The foreign minister's aide for the Americas Mohamed Farid Moneeb met on Sunday with ambassadors from North and Latin America, a foreign affairs ministry press communiqué read.
Moneeb called on the ambassadors' respective countries to support Egypt in a war against terrorism that is "not separate from the battle that the international coalition is currently waging against the Islamic State."
He added that the different terrorist organisations in the region have the same extremist ideology and cooperate with each other in their operations.
This, according to Moneeb, makes it vital for the international community to consider all terrorist organisations dangerous and important to deal with, instead of focusing on eliminating one terrorist organization and ignoring the others.
Not providing support to Egypt, will give a negative signal that would be in the interest of terrorism and harm the security and stability of the region, Moneeb added.
Foreign affairs ministry spokesman Badr Abdel-Ati, in statements to Al-Ahram Arabic website, said the international support Egypt called for involves the exchange of information between countries on terrorist organisations.
He added that the support also includes cutting off funding to these "armed radical organisations."
Abdel-Ati stated that there are some delays in the delivery of a number of pieces of equipment Egypt had sought to obtain to fight terrorism. He asked for the countries to quickly supply these items.

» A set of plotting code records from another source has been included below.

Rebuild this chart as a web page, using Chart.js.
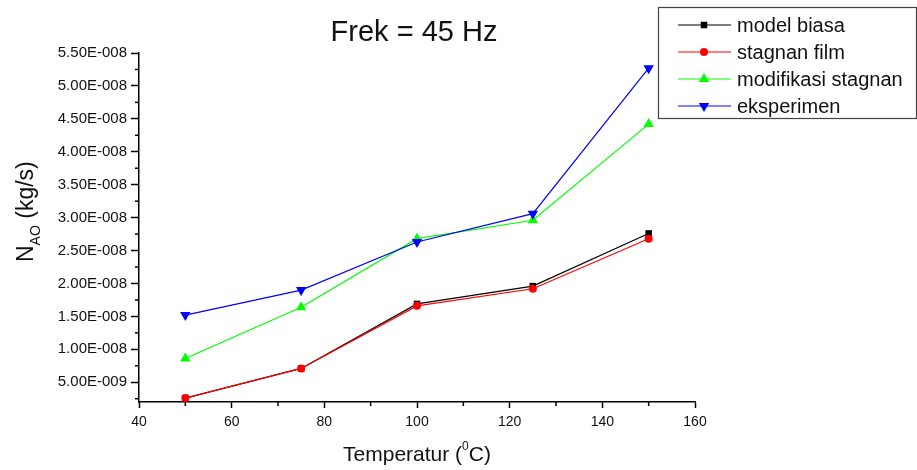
<!DOCTYPE html>
<html>
<head>
<meta charset="utf-8">
<title>Frek = 45 Hz</title>
<script src="https://cdn.jsdelivr.net/npm/chart.js@4.4.0/dist/chart.umd.min.js"></script>
<style>
  body { margin: 0; background: #fff; }
  #wrap { width: 917px; height: 470px; }
</style>
</head>
<body>
<div id="wrap"><canvas id="chart" width="917" height="470"></canvas></div>
<script>
// temperatures (deg C)
const temperatures = [50, 75, 100, 125, 150];

// N_AO (kg/s)
const modelBiasa = [2.6e-9, 7.1e-9, 1.69e-8, 1.96e-8, 2.76e-8];
const stagnanFilm = [2.6e-9, 7.1e-9, 1.66e-8, 1.92e-8, 2.68e-8];
const modifikasiStagnan = [8.6e-9, 1.64e-8, 2.68e-8, 2.96e-8, 4.42e-8];
const eksperimen = [1.52e-8, 1.9e-8, 2.63e-8, 3.06e-8, 5.27e-8];

const seriesNames = ["model biasa", "stagnan film", "modifikasi stagnan", "eksperimen"];

const yTicks = [5e-9, 1e-8, 1.5e-8, 2e-8, 2.5e-8, 3e-8, 3.5e-8, 4e-8, 4.5e-8, 5e-8, 5.5e-8];
const xTicks = [40, 60, 80, 100, 120, 140, 160];

const FONT = "'Liberation Sans', Arial, sans-serif";

function toPoints(values) {
  return values.map((v, i) => ({ x: temperatures[i], y: v }));
}

// 5e-9 -> "5.00E-009"
function sciLabel(v) {
  const parts = Number(v).toExponential(2).split("e");
  const exp = parseInt(parts[1], 10);
  const sign = exp < 0 ? "-" : "+";
  return parts[0] + "E" + sign + String(Math.abs(exp)).padStart(3, "0");
}

function dataset(label, values, color, style, radius, rotation, order) {
  return {
    label: label,
    data: toPoints(values),
    borderColor: color,
    backgroundColor: color,
    borderWidth: 1.2,
    pointStyle: style,
    pointRadius: radius,
    pointRotation: rotation,
    pointBorderWidth: 0,
    pointBackgroundColor: color,
    order: order,
    clip: false,
  };
}

const datasets = [
  dataset(seriesNames[0], modelBiasa, "#000000", "rect", 4.6, 0, 4),
  dataset(seriesNames[1], stagnanFilm, "#ff0000", "circle", 4, 0, 3),
  dataset(seriesNames[2], modifikasiStagnan, "#00ff00", "triangle", 6, 0, 2),
  dataset(seriesNames[3], eksperimen, "#0000ff", "triangle", 6, 180, 1),
];

// minor ticks, titles and the boxed legend
const extrasPlugin = {
  id: "extras",
  afterDraw(chart) {
    const ctx = chart.ctx;
    const xs = chart.scales.x;
    const ys = chart.scales.y;
    const area = chart.chartArea;

    ctx.save();
    ctx.strokeStyle = "#000";
    ctx.lineWidth = 1.5;
    for (let t = 50; t < 160; t += 20) {
      const px = xs.getPixelForValue(t);
      ctx.beginPath();
      ctx.moveTo(px, area.bottom);
      ctx.lineTo(px, area.bottom + 4);
      ctx.stroke();
    }
    for (let k = 0; k < yTicks.length; k++) {
      const v = yTicks[k] - 2.5e-9;
      if (v < ys.min) continue;
      const py = ys.getPixelForValue(v);
      ctx.beginPath();
      ctx.moveTo(area.left, py);
      ctx.lineTo(area.left - 4, py);
      ctx.stroke();
    }

    // chart title
    ctx.fillStyle = "#111";
    ctx.textAlign = "center";
    ctx.textBaseline = "alphabetic";
    ctx.font = "29px " + FONT;
    ctx.fillText("Frek = 45 Hz", 414, 41);

    // x axis title with superscript
    ctx.textAlign = "left";
    ctx.font = "21px " + FONT;
    const a = "Temperatur (";
    const wA = ctx.measureText(a).width;
    ctx.font = "12px " + FONT;
    const wSup = ctx.measureText("0").width;
    ctx.font = "21px " + FONT;
    const wB = ctx.measureText("C)").width;
    let x0 = 417 - (wA + wSup + wB) / 2;
    ctx.fillText(a, x0, 461);
    ctx.font = "12px " + FONT;
    ctx.fillText("0", x0 + wA, 450);
    ctx.font = "21px " + FONT;
    ctx.fillText("C)", x0 + wA + wSup, 461);

    // y axis title with subscript, rotated
    ctx.save();
    ctx.translate(33, 262);
    ctx.rotate(-Math.PI / 2);
    ctx.font = "23px " + FONT;
    ctx.fillText("N", 0, 0);
    const wN = ctx.measureText("N").width;
    ctx.font = "14px " + FONT;
    ctx.fillText("AO", wN, 7);
    const wAO = ctx.measureText("AO").width;
    ctx.font = "23px " + FONT;
    ctx.fillText(" (kg/s)", wN + wAO, 0);
    ctx.restore();

    // legend
    ctx.strokeStyle = "#444";
    ctx.lineWidth = 1.2;
    ctx.strokeRect(658.5, 7.5, 258, 111);
    ctx.font = "20px " + FONT;
    chart.data.datasets.forEach((ds, i) => {
      const ly = 25 + i * 27;
      ctx.strokeStyle = ds.borderColor;
      ctx.lineWidth = 1.2;
      ctx.beginPath();
      ctx.moveTo(678, ly);
      ctx.lineTo(731, ly);
      ctx.stroke();
      ctx.fillStyle = ds.pointBackgroundColor;
      if (Chart.helpers && Chart.helpers.drawPoint) {
        Chart.helpers.drawPoint(ctx, {
          pointStyle: ds.pointStyle,
          rotation: ds.pointRotation,
          radius: ds.pointRadius,
          borderWidth: 0,
        }, 704, ly);
      }
      ctx.fillStyle = "#111";
      ctx.textBaseline = "middle";
      ctx.fillText(ds.label, 737, ly + 1);
    });
    ctx.restore();
  },
};

new Chart(document.getElementById("chart"), {
  type: "line",
  data: { datasets: datasets },
  options: {
    responsive: false,
    animation: false,
    layout: { padding: { top: 53, right: 222, left: 0, bottom: 0 } },
    plugins: {
      legend: { display: false },
      title: { display: false },
      tooltip: { enabled: false },
    },
    scales: {
      x: {
        type: "linear",
        min: 40,
        max: 160,
        afterBuildTicks: (scale) => {
          scale.ticks = xTicks.map((v) => ({ value: v }));
        },
        afterFit: (scale) => {
          scale.height = 68;
        },
        border: { display: true, color: "#000", width: 1.5 },
        grid: {
          drawOnChartArea: false,
          drawTicks: true,
          tickLength: 6,
          tickColor: "#000",
          tickWidth: 1.5,
        },
        ticks: {
          color: "#111",
          font: { family: FONT, size: 14 },
          padding: 6,
          maxRotation: 0,
          autoSkip: false,
        },
      },
      y: {
        type: "linear",
        min: 2e-9,
        max: 5.5e-8,
        afterBuildTicks: (scale) => {
          scale.ticks = yTicks.map((v) => ({ value: v }));
        },
        afterFit: (scale) => {
          scale.width = 139;
        },
        border: { display: true, color: "#000", width: 1.5 },
        grid: {
          drawOnChartArea: false,
          drawTicks: true,
          tickLength: 8,
          tickColor: "#000",
          tickWidth: 1.5,
        },
        ticks: {
          color: "#111",
          font: { family: FONT, size: 15 },
          padding: 4,
          autoSkip: false,
          callback: (v) => sciLabel(v),
        },
      },
    },
  },
  plugins: [extrasPlugin],
});
</script>
</body>
</html>
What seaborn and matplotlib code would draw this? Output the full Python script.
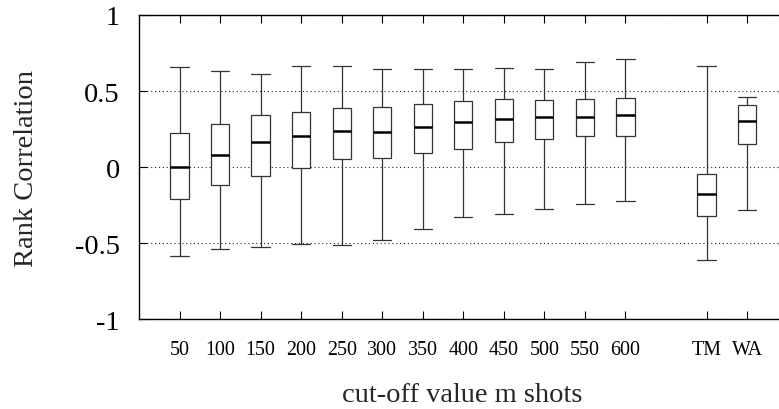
import matplotlib
matplotlib.use("Agg")
import matplotlib.pyplot as plt
import numpy as np
import pandas as pd
import seaborn as sns

# Five-number summaries of the rank correlation per cut-off value / method
labels = ["50", "100", "150", "200", "250", "300", "350", "400",
          "450", "500", "550", "600", "TM", "WA"]
whisker_low = [-0.583, -0.539, -0.522, -0.504, -0.509, -0.476, -0.404, -0.325,
               -0.305, -0.272, -0.243, -0.221, -0.607, -0.281]
q1 = [-0.206, -0.118, -0.055, -0.004, 0.057, 0.061, 0.096, 0.118,
      0.164, 0.184, 0.204, 0.202, -0.318, 0.151]
median = [0.004, 0.079, 0.164, 0.206, 0.241, 0.230, 0.265, 0.298,
          0.316, 0.327, 0.333, 0.340, -0.173, 0.307]
q3 = [0.224, 0.287, 0.340, 0.362, 0.388, 0.393, 0.417, 0.436,
      0.445, 0.443, 0.447, 0.452, -0.044, 0.412]
whisker_high = [0.660, 0.632, 0.612, 0.662, 0.662, 0.647, 0.645, 0.643,
                0.654, 0.645, 0.691, 0.713, 0.667, 0.463]

y_ticks = [-1, -0.5, 0, 0.5, 1]
y_tick_labels = ["-1", "-0.5", "0", "0.5", "1"]

# Long-form table: each group holds its five summary values, so the
# quartiles and the min/max whiskers reproduce the summaries exactly.
rows = []
for lab, lo, a, m, b, hi in zip(labels, whisker_low, q1, median, q3, whisker_high):
    for v in (lo, a, m, b, hi):
        rows.append({"method": lab, "corr": v})
df = pd.DataFrame(rows)

# An empty slot separates the cut-off values from TM / WA
gap_slot = " "
order = labels[:12] + [gap_slot] + labels[12:]

sns.set_style("white")
plt.rcParams["font.family"] = ["Liberation Serif", "DejaVu Serif"]

fig = plt.figure(figsize=(7.79, 4.10), dpi=100)
ax = fig.add_axes([0.1784, 0.2183, 0.8226, 0.7427])

sns.boxplot(
    data=df, x="method", y="corr", order=order,
    whis=(0, 100), width=0.45, color="white", linecolor="#333333",
    linewidth=0.9, fliersize=0, capwidths=0.45,
    medianprops=dict(color="black", linewidth=1.8),
    ax=ax,
)

tick_pos = [order.index(l) for l in labels]
ax.set_xticks(tick_pos)
ax.set_xticklabels(labels, fontsize=14.4)
ax.set_xlim(-1.0, 14.807)

ax.set_ylim(-1, 1)
ax.set_yticks(y_ticks)
ax.set_yticklabels(y_tick_labels, fontsize=20.5)

ax.grid(axis="y", color="#222222", linestyle=(0, (1, 2.5)), linewidth=0.8)
ax.set_axisbelow(True)

for side in ["left", "bottom", "top"]:
    ax.spines[side].set_visible(True)
    ax.spines[side].set_color("black")
    ax.spines[side].set_linewidth(1.0)
ax.spines["right"].set_visible(False)

ax.tick_params(axis="x", direction="in", length=5.5, width=0.8,
               top=True, bottom=True, pad=15, colors="black")
ax.tick_params(axis="y", direction="in", length=5.5, width=0.8,
               left=True, right=False, pad=13.7, colors="black")

ax.set_xlabel("cut-off value m shots", fontsize=20.5)
ax.set_ylabel("Rank Correlation", fontsize=20.5)
ax.xaxis.set_label_coords(0.505, -0.205)
ax.yaxis.set_label_coords(-0.156, 0.5)

fig.savefig("out.png", dpi=100)
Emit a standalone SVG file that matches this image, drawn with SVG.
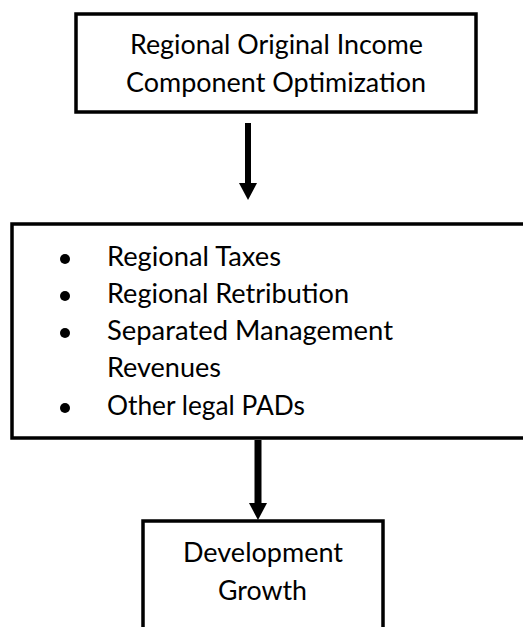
<svg xmlns="http://www.w3.org/2000/svg" width="523" height="627" viewBox="0 0 523 627">
<style>
.box{fill:#fff;stroke:#000;stroke-width:3.5}
.t{font-family:Lato,"Open Sans","Liberation Sans",sans-serif;font-size:26px;fill:#000}
.shaft{stroke:#000;fill:none}
</style>
<rect width="523" height="627" fill="#fff"/>
<g id="node-top">
<rect class="box" x="76" y="14" width="400" height="98"/>
<text class="t" x="130" y="54" textLength="293" lengthAdjust="spacingAndGlyphs">Regional Original Income</text>
<text class="t" x="126" y="92" textLength="300" lengthAdjust="spacingAndGlyphs">Component Optimization</text>
</g>
<g id="node-middle">
<rect class="box" x="12" y="224" width="520" height="214"/>
<circle cx="65" cy="259" r="5"/>
<text class="t" x="107" y="266" textLength="174" lengthAdjust="spacingAndGlyphs">Regional Taxes</text>
<circle cx="65" cy="296" r="5"/>
<text class="t" x="107" y="303" textLength="242" lengthAdjust="spacingAndGlyphs">Regional Retribution</text>
<circle cx="65" cy="333" r="5"/>
<text class="t" x="107" y="340" textLength="286" lengthAdjust="spacingAndGlyphs">Separated Management</text>
<text class="t" x="107" y="377" textLength="114" lengthAdjust="spacingAndGlyphs">Revenues</text>
<circle cx="65" cy="408" r="5"/>
<text class="t" x="107" y="415" textLength="198" lengthAdjust="spacingAndGlyphs">Other legal PADs</text>
</g>
<g id="node-bottom">
<rect class="box" x="143" y="521" width="240" height="130"/>
<text class="t" x="183" y="562" textLength="160" lengthAdjust="spacingAndGlyphs">Development</text>
<text class="t" x="218" y="600" textLength="89" lengthAdjust="spacingAndGlyphs">Growth</text>
</g>
<g id="connectors">
<line class="shaft" x1="248" y1="123" x2="248" y2="185" stroke-width="6"/>
<polygon points="239,183 257,183 248,200"/>
<line class="shaft" x1="258" y1="440" x2="258" y2="505" stroke-width="7"/>
<polygon points="249,503 267,503 258,520"/>
</g>
</svg>
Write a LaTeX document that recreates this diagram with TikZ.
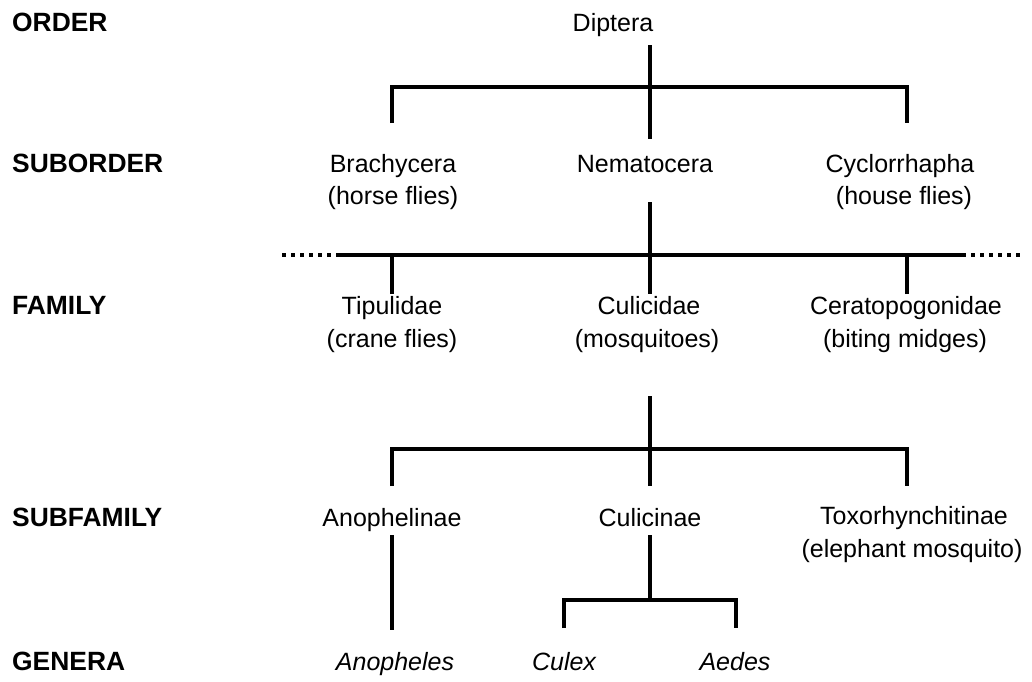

Following the deadly attack on Friday, Egypt's President Abdel-Fattah El-Sisi on Saturday blamed the deadly attacks on foreign parties, saying that Egypt is experiencing an "existential war."
A militant insurgency by jihadist groups in the peninsula has become more active since the ouster of Islamist president Mohamed Morsi in 2013. Hundreds of police and soldiers, as well as militants, have been killed.
No militant group has yet come forward to claim responsibility for Friday's attacks, although Ansar Beit Al-Maqdis, a jihadist group active in Sinai, has in the past claimed responsibility for many similar attacks.